Exercise instructions ▸ Your task is to repeat all of the data exactly while excluding the pictures.

[START]

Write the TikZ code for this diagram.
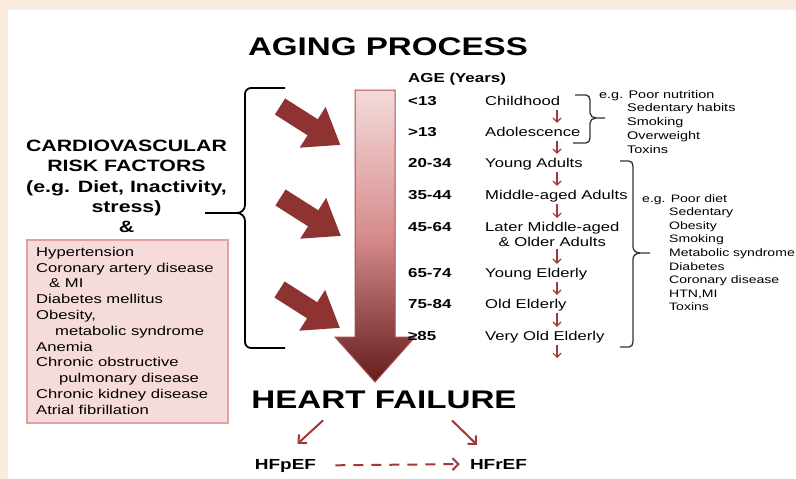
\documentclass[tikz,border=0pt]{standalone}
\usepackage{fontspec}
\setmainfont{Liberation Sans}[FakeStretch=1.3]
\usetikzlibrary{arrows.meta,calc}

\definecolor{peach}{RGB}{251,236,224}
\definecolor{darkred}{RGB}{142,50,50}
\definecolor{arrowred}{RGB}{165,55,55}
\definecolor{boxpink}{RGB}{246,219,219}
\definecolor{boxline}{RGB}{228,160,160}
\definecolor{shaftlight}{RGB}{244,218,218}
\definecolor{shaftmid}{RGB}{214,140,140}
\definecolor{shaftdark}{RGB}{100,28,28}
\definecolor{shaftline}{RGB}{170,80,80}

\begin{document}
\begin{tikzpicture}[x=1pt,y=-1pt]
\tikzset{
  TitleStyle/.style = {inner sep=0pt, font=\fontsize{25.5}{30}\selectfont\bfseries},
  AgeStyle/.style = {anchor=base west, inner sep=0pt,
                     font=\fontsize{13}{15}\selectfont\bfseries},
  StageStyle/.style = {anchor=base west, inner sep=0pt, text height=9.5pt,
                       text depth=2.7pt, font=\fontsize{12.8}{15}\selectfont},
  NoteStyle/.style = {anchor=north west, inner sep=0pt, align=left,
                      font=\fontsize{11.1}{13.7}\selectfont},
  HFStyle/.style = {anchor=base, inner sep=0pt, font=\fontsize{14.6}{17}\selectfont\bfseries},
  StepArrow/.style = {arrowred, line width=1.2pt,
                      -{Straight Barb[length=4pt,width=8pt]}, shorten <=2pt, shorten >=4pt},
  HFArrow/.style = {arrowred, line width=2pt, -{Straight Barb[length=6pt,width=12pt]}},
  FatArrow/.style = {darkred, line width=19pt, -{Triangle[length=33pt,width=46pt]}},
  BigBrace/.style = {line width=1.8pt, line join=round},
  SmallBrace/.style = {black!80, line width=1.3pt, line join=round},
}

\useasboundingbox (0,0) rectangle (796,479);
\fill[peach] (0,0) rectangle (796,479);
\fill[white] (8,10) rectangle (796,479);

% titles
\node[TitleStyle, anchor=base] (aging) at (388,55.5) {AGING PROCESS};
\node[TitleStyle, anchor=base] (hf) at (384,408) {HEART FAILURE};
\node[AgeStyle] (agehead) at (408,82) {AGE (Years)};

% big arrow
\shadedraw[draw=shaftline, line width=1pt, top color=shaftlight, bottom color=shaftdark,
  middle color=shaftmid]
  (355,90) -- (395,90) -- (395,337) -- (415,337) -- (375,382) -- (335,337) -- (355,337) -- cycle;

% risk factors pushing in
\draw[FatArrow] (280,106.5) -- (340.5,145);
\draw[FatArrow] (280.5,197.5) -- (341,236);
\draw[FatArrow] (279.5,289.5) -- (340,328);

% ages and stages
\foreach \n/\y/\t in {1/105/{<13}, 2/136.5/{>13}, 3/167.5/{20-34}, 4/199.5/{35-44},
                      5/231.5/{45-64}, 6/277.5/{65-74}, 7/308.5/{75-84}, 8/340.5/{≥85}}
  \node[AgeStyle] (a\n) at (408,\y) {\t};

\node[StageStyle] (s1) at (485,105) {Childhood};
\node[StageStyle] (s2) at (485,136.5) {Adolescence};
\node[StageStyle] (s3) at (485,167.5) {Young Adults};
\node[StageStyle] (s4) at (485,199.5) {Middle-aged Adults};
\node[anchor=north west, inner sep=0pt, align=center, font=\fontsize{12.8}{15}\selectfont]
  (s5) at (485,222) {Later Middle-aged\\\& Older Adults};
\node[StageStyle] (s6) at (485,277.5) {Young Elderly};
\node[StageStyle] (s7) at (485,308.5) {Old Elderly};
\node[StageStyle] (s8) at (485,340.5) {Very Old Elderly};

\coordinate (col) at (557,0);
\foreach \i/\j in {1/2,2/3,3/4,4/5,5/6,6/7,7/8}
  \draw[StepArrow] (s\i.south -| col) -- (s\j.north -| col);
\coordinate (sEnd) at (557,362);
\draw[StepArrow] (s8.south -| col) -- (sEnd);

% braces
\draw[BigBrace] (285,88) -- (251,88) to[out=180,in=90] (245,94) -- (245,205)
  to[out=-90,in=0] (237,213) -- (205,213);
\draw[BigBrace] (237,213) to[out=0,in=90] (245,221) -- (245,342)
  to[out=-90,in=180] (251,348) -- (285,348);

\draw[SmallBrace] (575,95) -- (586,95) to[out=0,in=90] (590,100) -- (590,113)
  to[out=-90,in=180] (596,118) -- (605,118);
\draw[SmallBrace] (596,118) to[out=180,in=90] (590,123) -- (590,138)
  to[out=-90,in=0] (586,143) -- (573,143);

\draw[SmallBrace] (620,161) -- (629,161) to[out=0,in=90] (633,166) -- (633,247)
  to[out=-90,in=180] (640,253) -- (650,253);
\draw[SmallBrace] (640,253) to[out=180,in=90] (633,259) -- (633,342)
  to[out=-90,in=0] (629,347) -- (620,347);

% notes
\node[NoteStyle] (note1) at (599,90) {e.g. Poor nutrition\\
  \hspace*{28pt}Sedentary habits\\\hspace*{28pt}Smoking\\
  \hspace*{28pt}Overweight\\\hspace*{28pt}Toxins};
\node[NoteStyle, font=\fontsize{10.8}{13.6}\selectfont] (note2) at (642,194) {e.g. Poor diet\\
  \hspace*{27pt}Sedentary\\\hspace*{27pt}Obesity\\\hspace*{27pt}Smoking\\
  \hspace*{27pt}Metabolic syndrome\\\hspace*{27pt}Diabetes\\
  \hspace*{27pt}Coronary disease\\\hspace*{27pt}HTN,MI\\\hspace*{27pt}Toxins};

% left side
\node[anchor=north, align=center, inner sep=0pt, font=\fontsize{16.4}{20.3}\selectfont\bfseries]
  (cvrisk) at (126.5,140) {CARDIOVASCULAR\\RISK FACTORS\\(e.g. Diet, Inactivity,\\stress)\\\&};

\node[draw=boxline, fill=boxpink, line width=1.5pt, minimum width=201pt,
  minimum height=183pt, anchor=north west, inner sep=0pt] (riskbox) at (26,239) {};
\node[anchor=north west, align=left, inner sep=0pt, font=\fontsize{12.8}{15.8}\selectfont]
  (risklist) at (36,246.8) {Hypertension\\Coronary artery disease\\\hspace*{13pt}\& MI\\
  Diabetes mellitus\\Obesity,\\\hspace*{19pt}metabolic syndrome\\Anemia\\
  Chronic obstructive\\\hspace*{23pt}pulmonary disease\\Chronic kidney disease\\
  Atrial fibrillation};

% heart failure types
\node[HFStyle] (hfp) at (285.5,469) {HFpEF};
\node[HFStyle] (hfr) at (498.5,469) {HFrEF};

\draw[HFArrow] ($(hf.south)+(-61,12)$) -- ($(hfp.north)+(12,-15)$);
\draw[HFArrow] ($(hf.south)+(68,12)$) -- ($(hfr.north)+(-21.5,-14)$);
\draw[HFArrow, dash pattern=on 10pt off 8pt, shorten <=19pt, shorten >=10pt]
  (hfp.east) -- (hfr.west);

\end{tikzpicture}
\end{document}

[END]

Task output ▸
Write the TikZ code for this diagram.
\documentclass[tikz,border=0pt]{standalone}
\usepackage{fontspec}
\setmainfont{Liberation Sans}[FakeStretch=1.3]
\usetikzlibrary{arrows.meta,calc}

\definecolor{peach}{RGB}{251,236,224}
\definecolor{darkred}{RGB}{142,50,50}
\definecolor{arrowred}{RGB}{165,55,55}
\definecolor{boxpink}{RGB}{246,219,219}
\definecolor{boxline}{RGB}{228,160,160}
\definecolor{shaftlight}{RGB}{244,218,218}
\definecolor{shaftmid}{RGB}{214,140,140}
\definecolor{shaftdark}{RGB}{100,28,28}
\definecolor{shaftline}{RGB}{170,80,80}

\begin{document}
\begin{tikzpicture}[x=1pt,y=-1pt]
\tikzset{
  TitleStyle/.style = {inner sep=0pt, font=\fontsize{25.5}{30}\selectfont\bfseries},
  AgeStyle/.style = {anchor=base west, inner sep=0pt,
                     font=\fontsize{13}{15}\selectfont\bfseries},
  StageStyle/.style = {anchor=base west, inner sep=0pt, text height=9.5pt,
                       text depth=2.7pt, font=\fontsize{12.8}{15}\selectfont},
  NoteStyle/.style = {anchor=north west, inner sep=0pt, align=left,
                      font=\fontsize{11.1}{13.7}\selectfont},
  HFStyle/.style = {anchor=base, inner sep=0pt, font=\fontsize{14.6}{17}\selectfont\bfseries},
  StepArrow/.style = {arrowred, line width=1.2pt,
                      -{Straight Barb[length=4pt,width=8pt]}, shorten <=2pt, shorten >=4pt},
  HFArrow/.style = {arrowred, line width=2pt, -{Straight Barb[length=6pt,width=12pt]}},
  FatArrow/.style = {darkred, line width=19pt, -{Triangle[length=33pt,width=46pt]}},
  BigBrace/.style = {line width=1.8pt, line join=round},
  SmallBrace/.style = {black!80, line width=1.3pt, line join=round},
}

\useasboundingbox (0,0) rectangle (796,479);
\fill[peach] (0,0) rectangle (796,479);
\fill[white] (8,10) rectangle (796,479);

% titles
\node[TitleStyle, anchor=base] (aging) at (388,55.5) {AGING PROCESS};
\node[TitleStyle, anchor=base] (hf) at (384,408) {HEART FAILURE};
\node[AgeStyle] (agehead) at (408,82) {AGE (Years)};

% big arrow
\shadedraw[draw=shaftline, line width=1pt, top color=shaftlight, bottom color=shaftdark,
  middle color=shaftmid]
  (355,90) -- (395,90) -- (395,337) -- (415,337) -- (375,382) -- (335,337) -- (355,337) -- cycle;

% risk factors pushing in
\draw[FatArrow] (280,106.5) -- (340.5,145);
\draw[FatArrow] (280.5,197.5) -- (341,236);
\draw[FatArrow] (279.5,289.5) -- (340,328);

% ages and stages
\foreach \n/\y/\t in {1/105/{<13}, 2/136.5/{>13}, 3/167.5/{20-34}, 4/199.5/{35-44},
                      5/231.5/{45-64}, 6/277.5/{65-74}, 7/308.5/{75-84}, 8/340.5/{≥85}}
  \node[AgeStyle] (a\n) at (408,\y) {\t};

\node[StageStyle] (s1) at (485,105) {Childhood};
\node[StageStyle] (s2) at (485,136.5) {Adolescence};
\node[StageStyle] (s3) at (485,167.5) {Young Adults};
\node[StageStyle] (s4) at (485,199.5) {Middle-aged Adults};
\node[anchor=north west, inner sep=0pt, align=center, font=\fontsize{12.8}{15}\selectfont]
  (s5) at (485,222) {Later Middle-aged\\\& Older Adults};
\node[StageStyle] (s6) at (485,277.5) {Young Elderly};
\node[StageStyle] (s7) at (485,308.5) {Old Elderly};
\node[StageStyle] (s8) at (485,340.5) {Very Old Elderly};

\coordinate (col) at (557,0);
\foreach \i/\j in {1/2,2/3,3/4,4/5,5/6,6/7,7/8}
  \draw[StepArrow] (s\i.south -| col) -- (s\j.north -| col);
\coordinate (sEnd) at (557,362);
\draw[StepArrow] (s8.south -| col) -- (sEnd);

% braces
\draw[BigBrace] (285,88) -- (251,88) to[out=180,in=90] (245,94) -- (245,205)
  to[out=-90,in=0] (237,213) -- (205,213);
\draw[BigBrace] (237,213) to[out=0,in=90] (245,221) -- (245,342)
  to[out=-90,in=180] (251,348) -- (285,348);

\draw[SmallBrace] (575,95) -- (586,95) to[out=0,in=90] (590,100) -- (590,113)
  to[out=-90,in=180] (596,118) -- (605,118);
\draw[SmallBrace] (596,118) to[out=180,in=90] (590,123) -- (590,138)
  to[out=-90,in=0] (586,143) -- (573,143);

\draw[SmallBrace] (620,161) -- (629,161) to[out=0,in=90] (633,166) -- (633,247)
  to[out=-90,in=180] (640,253) -- (650,253);
\draw[SmallBrace] (640,253) to[out=180,in=90] (633,259) -- (633,342)
  to[out=-90,in=0] (629,347) -- (620,347);

% notes
\node[NoteStyle] (note1) at (599,90) {e.g. Poor nutrition\\
  \hspace*{28pt}Sedentary habits\\\hspace*{28pt}Smoking\\
  \hspace*{28pt}Overweight\\\hspace*{28pt}Toxins};
\node[NoteStyle, font=\fontsize{10.8}{13.6}\selectfont] (note2) at (642,194) {e.g. Poor diet\\
  \hspace*{27pt}Sedentary\\\hspace*{27pt}Obesity\\\hspace*{27pt}Smoking\\
  \hspace*{27pt}Metabolic syndrome\\\hspace*{27pt}Diabetes\\
  \hspace*{27pt}Coronary disease\\\hspace*{27pt}HTN,MI\\\hspace*{27pt}Toxins};

% left side
\node[anchor=north, align=center, inner sep=0pt, font=\fontsize{16.4}{20.3}\selectfont\bfseries]
  (cvrisk) at (126.5,140) {CARDIOVASCULAR\\RISK FACTORS\\(e.g. Diet, Inactivity,\\stress)\\\&};

\node[draw=boxline, fill=boxpink, line width=1.5pt, minimum width=201pt,
  minimum height=183pt, anchor=north west, inner sep=0pt] (riskbox) at (26,239) {};
\node[anchor=north west, align=left, inner sep=0pt, font=\fontsize{12.8}{15.8}\selectfont]
  (risklist) at (36,246.8) {Hypertension\\Coronary artery disease\\\hspace*{13pt}\& MI\\
  Diabetes mellitus\\Obesity,\\\hspace*{19pt}metabolic syndrome\\Anemia\\
  Chronic obstructive\\\hspace*{23pt}pulmonary disease\\Chronic kidney disease\\
  Atrial fibrillation};

% heart failure types
\node[HFStyle] (hfp) at (285.5,469) {HFpEF};
\node[HFStyle] (hfr) at (498.5,469) {HFrEF};

\draw[HFArrow] ($(hf.south)+(-61,12)$) -- ($(hfp.north)+(12,-15)$);
\draw[HFArrow] ($(hf.south)+(68,12)$) -- ($(hfr.north)+(-21.5,-14)$);
\draw[HFArrow, dash pattern=on 10pt off 8pt, shorten <=19pt, shorten >=10pt]
  (hfp.east) -- (hfr.west);

\end{tikzpicture}
\end{document}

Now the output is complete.